Dass die Beschädigung eines parkenden Fahrzeugs durch das Hinunterklappen der Bordwand eines parkenden Lkw als Verkehrsunfall im Sinne des § 142 StGB anzusehen ist, mag auch dadurch bestätigt werden, dass der Schaden durch ein Fahrzeugteil des Lkw verursacht worden ist, ebenso, wie wenn ein Schaden dadurch entsteht, dass das Öffnen einer Wagentür einen Schaden verursacht und somit unter § 14 Abs. 1 StVO zu subsumieren ist.

Der konkrete Fall ist auch nicht mit dem von dem Landgericht Berlin am 27. Juni 2006 entschiedenen Fall zu vergleichen, in dem das Landgericht Berlin feststellte, dass das Vorbeischieben von auf Rollen beweglichen Mülltonnen an parkenden Fahrzeugen im öffentlichen Straßenraum (damit sie später zum Müllfahrzeug gebracht werden können) in unmittelbarem Zusammenhang mit dem Verkehrsgeschehen stehe und somit „im Straßenverkehr“ im Sinne von § 142 Abs. 1 StGB stattfinde (vgl. Landgericht Berlin NZV 2007, 322).
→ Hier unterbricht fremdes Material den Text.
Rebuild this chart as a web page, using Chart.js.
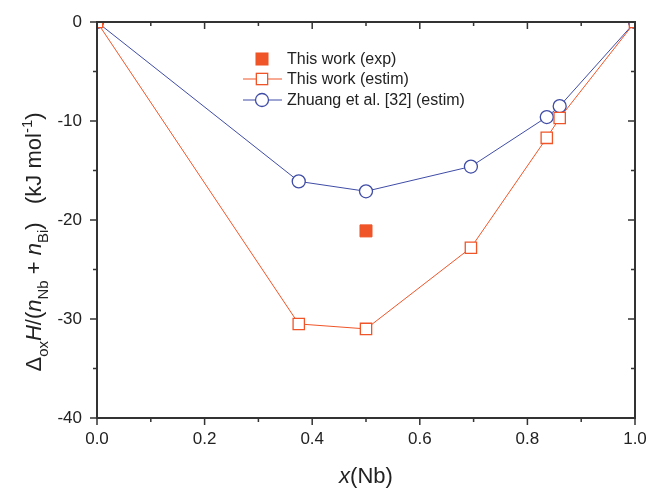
<!DOCTYPE html>
<html>
<head>
<meta charset="utf-8">
<script src="https://cdn.jsdelivr.net/npm/chart.js@4/dist/chart.umd.min.js"></script>
<style>
  html, body { margin: 0; padding: 0; background: #fff; }
  #wrap { width: 651px; height: 489px; }
</style>
</head>
<body>
<div id="wrap"><canvas id="chart" width="651" height="489"></canvas></div>
<script>
// data
const expX = [0.5];
const expY = [-21.1];
const estimX = [0, 0.375, 0.5, 0.695, 0.836, 0.86, 1.0];
const estimY = [0, -30.5, -31.0, -22.8, -11.7, -9.7, 0];
const zhuangX = [0, 0.375, 0.5, 0.695, 0.836, 0.86, 1.0];
const zhuangY = [0, -16.1, -17.1, -14.6, -9.6, -8.5, 0];
const xTicks = [0, 0.2, 0.4, 0.6, 0.8, 1.0];
const yTicks = [0, -10, -20, -30, -40];

const orange = '#ef5528';
const blue = '#3f4ca6';
const axisCol = '#333333';
const FONT = '"Liberation Sans", Arial, sans-serif';

function toPoints(xs, ys) {
    let pts = [];
    for (let i = 0; i < xs.length; i++) {
        pts.push({x: xs[i], y: ys[i]});
    }
    return pts;
}

// frame, tick marks, legend and rich axis titles
const decorPlugin = {
    id: 'decor',
    afterDraw(chart) {
        const ctx = chart.ctx;
        const a = chart.chartArea;
        const xs = chart.scales.x, ys = chart.scales.y;
        ctx.save();
        ctx.strokeStyle = axisCol;
        ctx.lineWidth = 2;
        ctx.strokeRect(a.left, a.top, a.right - a.left, a.bottom - a.top);
        ctx.lineWidth = 1.5;
        ctx.beginPath();
        for (let v = 0; v <= 10; v++) {
            const px = xs.getPixelForValue(v / 10);
            const len = v % 2 === 0 ? 7 : 4;
            ctx.moveTo(px, a.bottom); ctx.lineTo(px, a.bottom + len);
            ctx.moveTo(px, a.top); ctx.lineTo(px, a.top + len);
        }
        for (let v = 0; v >= -40; v -= 5) {
            const py = ys.getPixelForValue(v);
            const len = v % 10 === 0 ? 7 : 4;
            ctx.moveTo(a.left, py); ctx.lineTo(a.left - len, py);
            ctx.moveTo(a.right, py); ctx.lineTo(a.right - len, py);
        }
        ctx.stroke();

        // legend
        const rows = [59, 79, 100];
        const mx = 262;
        ctx.font = '16px ' + FONT;
        ctx.textBaseline = 'middle';
        ctx.textAlign = 'left';
        chart.data.datasets.forEach((ds, i) => {
            const y = rows[i];
            ctx.lineWidth = 1;
            if (ds.showLine) {
                ctx.strokeStyle = ds.borderColor;
                ctx.beginPath();
                ctx.moveTo(243, y); ctx.lineTo(282, y);
                ctx.stroke();
            }
            ctx.fillStyle = ds.pointBackgroundColor;
            ctx.strokeStyle = ds.pointBorderColor;
            ctx.lineWidth = ds.pointBorderWidth;
            if (ds.pointStyle === 'circle') {
                ctx.beginPath();
                ctx.arc(mx, y, ds.pointRadius, 0, Math.PI * 2);
                ctx.fill(); ctx.stroke();
            } else {
                const s = ds.pointRadius * Math.SQRT1_2;
                ctx.fillRect(mx - s, y - s, 2 * s, 2 * s);
                ctx.strokeRect(mx - s, y - s, 2 * s, 2 * s);
            }
            ctx.fillStyle = '#222';
            ctx.fillText(ds.label, 287, y + 1);
        });

        // x title: x(Nb)
        ctx.fillStyle = '#222';
        ctx.textBaseline = 'alphabetic';
        const xParts = [['x', 'italic 22px ' + FONT], ['(Nb)', '22px ' + FONT]];
        let w = 0;
        xParts.forEach(p => { ctx.font = p[1]; w += ctx.measureText(p[0]).width; });
        let cx = (a.left + a.right) / 2 - w / 2;
        xParts.forEach(p => { ctx.font = p[1]; ctx.fillText(p[0], cx, 483); cx += ctx.measureText(p[0]).width; });

        // y title, rotated
        const big = '22px ' + FONT, it = 'italic 22px ' + FONT, sm = '15px ' + FONT;
        const yParts = [
            ['\u0394', big, 0], ['ox', sm, 7], ['H', it, 0], ['/(', big, 0],
            ['n', it, 0], ['Nb', sm, 7], [' + ', big, 0], ['n', it, 0], ['Bi', sm, 7],
            [')', big, 0], ['   ', big, 0], ['(kJ mol', big, 0], ['-1', sm, -9], [')', big, 0]
        ];
        w = 0;
        yParts.forEach(p => { ctx.font = p[1]; w += ctx.measureText(p[0]).width; });
        ctx.translate(41, 242);
        ctx.rotate(-Math.PI / 2);
        cx = -w / 2;
        yParts.forEach(p => { ctx.font = p[1]; ctx.fillText(p[0], cx, p[2]); cx += ctx.measureText(p[0]).width; });
        ctx.restore();
    }
};

new Chart(document.getElementById('chart'), {
    type: 'scatter',
    data: {
        datasets: [{
            label: 'This work (exp)',
            data: toPoints(expX, expY),
            showLine: false,
            pointStyle: 'rect',
            pointRadius: 8.5,
            pointBorderWidth: 1,
            pointBackgroundColor: orange,
            pointBorderColor: orange,
            clip: 0
        }, {
            label: 'This work (estim)',
            data: toPoints(estimX, estimY),
            showLine: true,
            borderColor: orange,
            borderWidth: 1,
            pointStyle: 'rect',
            pointRadius: 8,
            pointBorderWidth: 1.3,
            pointBackgroundColor: '#ffffff',
            pointBorderColor: orange,
            clip: 0
        }, {
            label: 'Zhuang et al. [32] (estim)',
            data: toPoints(zhuangX, zhuangY),
            showLine: true,
            borderColor: blue,
            borderWidth: 1,
            pointStyle: 'circle',
            pointRadius: 6.5,
            pointBorderWidth: 1.3,
            pointBackgroundColor: '#ffffff',
            pointBorderColor: blue,
            clip: 0
        }]
    },
    options: {
        responsive: false,
        animation: false,
        layout: { padding: { top: 22, right: 16, left: 0, bottom: 0 } },
        plugins: { legend: { display: false }, tooltip: { enabled: false } },
        scales: {
            x: {
                type: 'linear', min: 0, max: 1,
                afterFit: s => { s.height = 71; s.paddingLeft = 0; s.paddingRight = 0; },
                afterBuildTicks: s => { s.ticks = xTicks.map(v => ({value: v})); },
                grid: { display: false, drawTicks: false },
                border: { display: false },
                ticks: {
                    padding: 11, color: '#222',
                    font: { family: FONT, size: 17 },
                    callback: v => v.toFixed(1)
                }
            },
            y: {
                type: 'linear', min: -40, max: 0,
                afterFit: s => { s.width = 97; s.paddingTop = 0; s.paddingBottom = 0; },
                afterBuildTicks: s => { s.ticks = yTicks.map(v => ({value: v})); },
                grid: { display: false, drawTicks: false },
                border: { display: false },
                ticks: {
                    padding: 15, color: '#222',
                    font: { family: FONT, size: 17 },
                    callback: v => String(v)
                }
            }
        }
    },
    plugins: [decorPlugin]
});
</script>
</body>
</html>
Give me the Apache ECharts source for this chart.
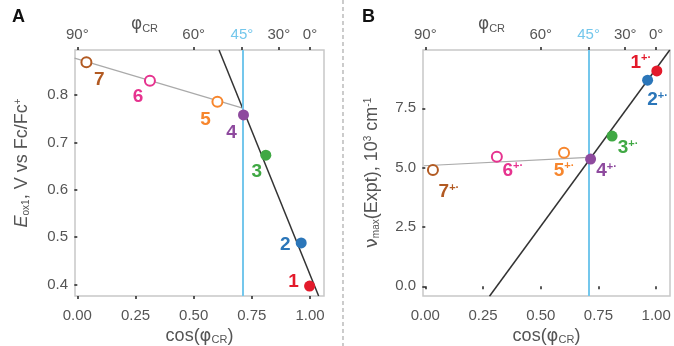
<!DOCTYPE html>
<html>
<head>
<meta charset="utf-8">
<script src="https://cdn.jsdelivr.net/npm/echarts@6/dist/echarts.min.js"></script>
<style>
  html, body { margin: 0; padding: 0; background: #fff; }
  #chart { width: 674px; height: 346px; }
</style>
</head>
<body>
<div id="chart"></div>
<script>
// compound labels and colours (1..7)
var labels = ['1', '2', '3', '4', '5', '6', '7'];
var colors = ['#e31a2b', '#2b76b9', '#3fa843', '#8e4a9e', '#f7862d', '#e6338f', '#b25a22'];
var filled = [true, true, true, true, false, false, false];

// panel A: cos(phi_CR) and E_ox1
var cosA = [0.998, 0.962, 0.810, 0.714, 0.602, 0.312, 0.039];
var eox = [0.397, 0.488, 0.673, 0.758, 0.786, 0.830, 0.869];
var fitSteepA = [[0.609, 0.895], [1.037, 0.376]];
var fitFlatA = [[-0.012, 0.878], [0.707, 0.773]];

// panel B: cos(phi_CR) and nu_max
var cosB = [1.003, 0.963, 0.809, 0.716, 0.601, 0.310, 0.033];
var numax = [9.08, 8.69, 6.33, 5.36, 5.63, 5.46, 4.90];
var fitSteepB = [[0.278, -0.42], [1.059, 9.96]];
var fitFlatB = [[-0.006, 5.08], [0.707, 5.43]];

// ticks
var cosTicks = [0, 0.25, 0.5, 0.75, 1];
var phiTicks = [0, 0.5, Math.SQRT1_2, 0.866, 1];
var phiLabels = ['90°', '60°', '45°', '30°', '0°'];
var yTicksA = [0.4, 0.5, 0.6, 0.7, 0.8];
var yTicksB = [0, 2.5, 5, 7.5];

var font = 'Liberation Sans, Arial, sans-serif';
var gray = '#555';
var cyan = '#74c7ec';

// label offsets (A then B) so numbers sit where the paper put them
var offA = [[-16, -4], [-16, 2], [-9, 17], [-12, 18], [-12, 18], [-12, 16], [13, 17]];
var offB = [[-16, -8], [10, 20], [16, 12], [16, 12], [0, 18], [16, 14], [16, 22]];

function phiIdx(v) {
  for (var i = 0; i < phiTicks.length; i++) {
    if (Math.abs(phiTicks[i] - v) < 1e-3) return i;
  }
  return -1;
}

var tickStyle = { color: '#222', width: 1.5 };

function bottomX(gi) {
  return {
    gridIndex: gi, type: 'value', position: 'bottom', min: -0.01, max: 1.06,
    splitLine: { show: false }, axisLine: { show: false },
    axisTick: { show: true, customValues: cosTicks, length: 3, lineStyle: tickStyle },
    axisLabel: { customValues: cosTicks, color: gray, fontSize: 15, fontFamily: font, margin: 12,
      formatter: function (v) { return v.toFixed(2); } },
    name: '{t|cos(}{p|φ}{s|CR}{t|)}', nameLocation: 'middle', nameGap: 31, nameMoveOverlap: false,
    nameTextStyle: { rich: {
      t: { fontSize: 18, color: gray, fontFamily: font },
      p: { fontSize: 18, color: gray, fontFamily: 'DejaVu Sans' },
      s: { fontSize: 11, color: gray, fontFamily: font, verticalAlign: 'bottom', padding: [7, 0, 0, 0] }
    } }
  };
}

function topX(gi) {
  return {
    gridIndex: gi, type: 'value', position: 'top', min: -0.01, max: 1.06,
    splitLine: { show: false }, axisLine: { show: false },
    axisTick: { show: true, customValues: phiTicks, length: 3, lineStyle: tickStyle },
    axisLabel: { customValues: phiTicks, fontSize: 15, fontFamily: font, margin: 8,
      color: function (v) { return phiIdx(v) === 2 ? cyan : gray; },
      formatter: function (v) { return phiLabels[phiIdx(v)]; } },
    name: '{p|φ}{s|CR}', nameLocation: 'middle', nameGap: 16, nameMoveOverlap: false,
    nameTextStyle: { padding: [0, 110, 0, 0], rich: {
      p: { fontSize: 17, color: gray, fontFamily: 'DejaVu Sans' },
      s: { fontSize: 11, color: gray, fontFamily: font, verticalAlign: 'bottom', padding: [7, 0, 0, 0] }
    } }
  };
}

function leftY(gi, min, max, ticks, name, gap, pad) {
  return {
    gridIndex: gi, type: 'value', min: min, max: max,
    splitLine: { show: false }, axisLine: { show: false },
    axisTick: { show: true, customValues: ticks, length: 3, lineStyle: tickStyle },
    axisLabel: { customValues: ticks, color: gray, fontSize: 15, fontFamily: font, margin: 7,
      formatter: function (v) { return v.toFixed(1); } },
    name: name, nameLocation: 'middle', nameGap: gap, nameMoveOverlap: false,
    nameTextStyle: { padding: pad, rich: {
      t: { fontSize: 18, color: gray, fontFamily: font },
      i: { fontSize: 18, color: gray, fontFamily: font, fontStyle: 'italic' },
      g: { fontSize: 18, color: gray, fontFamily: 'DejaVu Sans' },
      s: { fontSize: 10, color: gray, fontFamily: font, verticalAlign: 'bottom', padding: [7, 0, 0, 0] },
      u: { fontSize: 10, color: gray, fontFamily: font, verticalAlign: 'top', padding: [0, 0, 7, 0] }
    } }
  };
}

function pointSeries(xi, yi, xs, ys, offs, sup) {
  var data = xs.map(function (x, i) {
    return {
      value: [x, ys[i]],
      itemStyle: filled[i]
        ? { color: colors[i], borderWidth: 0, opacity: 1 }
        : { color: '#fff', borderColor: colors[i], borderWidth: 2, opacity: 1 },
      symbolSize: filled[i] ? 11 : 10,
      label: {
        show: true, position: 'inside', offset: offs[i],
        formatter: sup ? '{n|' + labels[i] + '}{u|+·}' : '{n|' + labels[i] + '}',
        rich: {
          n: { fontSize: 19, fontWeight: 'bold', color: colors[i], fontFamily: font },
          u: { fontSize: 11, fontWeight: 'bold', color: colors[i], fontFamily: font, verticalAlign: 'top', padding: [0, 0, 9, 0] }
        }
      }
    };
  });
  return { type: 'scatter', xAxisIndex: xi, yAxisIndex: yi, data: data, z: 5,
    itemStyle: { opacity: 1 } };
}

function fitLine(xi, yi, pts, color, w) {
  return { type: 'line', xAxisIndex: xi, yAxisIndex: yi, data: pts, symbol: 'none',
    lineStyle: { color: color, width: w }, z: 3, silent: true };
}

function vLine(xi, yi) {
  return { type: 'line', xAxisIndex: xi, yAxisIndex: yi, data: [], z: 2,
    markLine: { silent: true, symbol: 'none', label: { show: false },
      lineStyle: { color: cyan, width: 2, type: 'solid' },
      data: [{ xAxis: Math.SQRT1_2 }] } };
}

var chart = echarts.init(document.getElementById('chart'), null, { renderer: 'canvas' });
chart.setOption({
  backgroundColor: '#fff',
  animation: false,
  grid: [
    { left: 75, right: 350, top: 50, bottom: 50, show: true, borderColor: '#c8c8c8', borderWidth: 1.5,
      backgroundColor: '#fff', outerBoundsMode: 'none', containLabel: false },
    { left: 423, right: 4, top: 50, bottom: 50, show: true, borderColor: '#c8c8c8', borderWidth: 1.5,
      backgroundColor: '#fff', outerBoundsMode: 'none', containLabel: false }
  ],
  xAxis: [bottomX(0), topX(0), bottomX(1), topX(1)],
  yAxis: [
    leftY(0, 0.376, 0.895, yTicksA, '{i|E}{s|ox1}{t|, V vs Fc/Fc}{u|+}', 44, [0, 0, 0, 20]),
    leftY(1, -0.41, 9.96, yTicksB, '{g|ν}{s|max}{t|(Expt), 10}{u|3}{t| cm}{u|-1}', 42, [0, 0, 0, 0])
  ],
  graphic: [
    { type: 'line', shape: { x1: 343, y1: 0, x2: 343, y2: 346 }, style: { stroke: '#aaa', lineWidth: 1.2, lineDash: [4, 3] } },
    { type: 'text', left: 12, top: 8, style: { text: 'A', fontSize: 18, fontWeight: 'bold', fill: '#111', fontFamily: font } },
    { type: 'text', left: 362, top: 8, style: { text: 'B', fontSize: 18, fontWeight: 'bold', fill: '#111', fontFamily: font } }
  ],
  series: [
    vLine(0, 0),
    fitLine(0, 0, fitFlatA, '#aaa', 1.2),
    fitLine(0, 0, fitSteepA, '#333', 1.5),
    pointSeries(0, 0, cosA, eox, offA, false),
    vLine(2, 1),
    fitLine(2, 1, fitFlatB, '#aaa', 1.2),
    fitLine(2, 1, fitSteepB, '#333', 1.5),
    pointSeries(2, 1, cosB, numax, offB, true)
  ]
});
</script>
</body>
</html>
Dem beschließenden Gericht ist auch nicht die Entscheidung des OLG Köln vom 29. Juni 1983 unbekannt, nach der es sich um einen Verkehrsunfall im Sinne von § 142 StGB handelt, wenn ein Pkw beim Reifenwechsel im öffentlichen Verkehrsraum vom Wagenheber rutscht und dadurch ein anderes Fahrzeug beschädigt (OLG Köln VRS 65, 431). Während ein Reifenwechsel im allgemeinen der baldigen Wiederinbetriebnahme des Fahrzeugs dienen wird, ist das Beladen eines Fahrzeugs im stehenden Verkehr keineswegs Voraussetzung dafür, das Kraftfahrzeug alsbald im Straßenverkehr zu benutzen.

Das beschließende Gericht schließt sich nach alledem der in der Kommentarliteratur vertretenen Auffassung an, dass kein Verkehrsunfall im Sinne des § 142 StGB anzunehmen sei, wenn beim Be- oder Entladen ein Gegenstand von einem Lkw auf einen daneben stehenden Pkw fällt, da sich in diesem Geschehen in keiner Weise irgendein typisches Unfallrisiko gerade des Straßenverkehrs verwirklicht hat (vgl. Nomos, Kommentar zum StGB, 3. Band, § 142, Rn. 46).

Nach alledem ist hinreichender Tatverdacht (§ 203 StPO) zu verneinen, und zwar weil die dem Angeschuldigten vorgeworfene Tat aus Rechtsgründen nicht strafbar ist. Da das Gericht den Angeschuldigten nicht für hinreichend verdächtig hält, ist der Erlass eines Strafbefehles abzulehnen (§ 408 Abs. 2 Satz 1 StPO).

Die Entscheidung zu den Verfahrenskosten und den notwendigen Auslagen des Angeschuldigten beruht auf den §§ 467 Abs. 1, 408 Abs. 2 Satz 2 StPO.

Gegen diesen Beschluss ist die sofortige Beschwerde zulässig, die binnen einer Woche nach Zustellung schriftlich in deutscher Sprache oder zu Protokoll der Geschäftsstelle bei dem erkennenden Gericht eingelegt werden kann.
Die Frist ist nur gewahrt, wenn die Beschwerde innerhalb dieser Frist bei dem Gericht eingeht.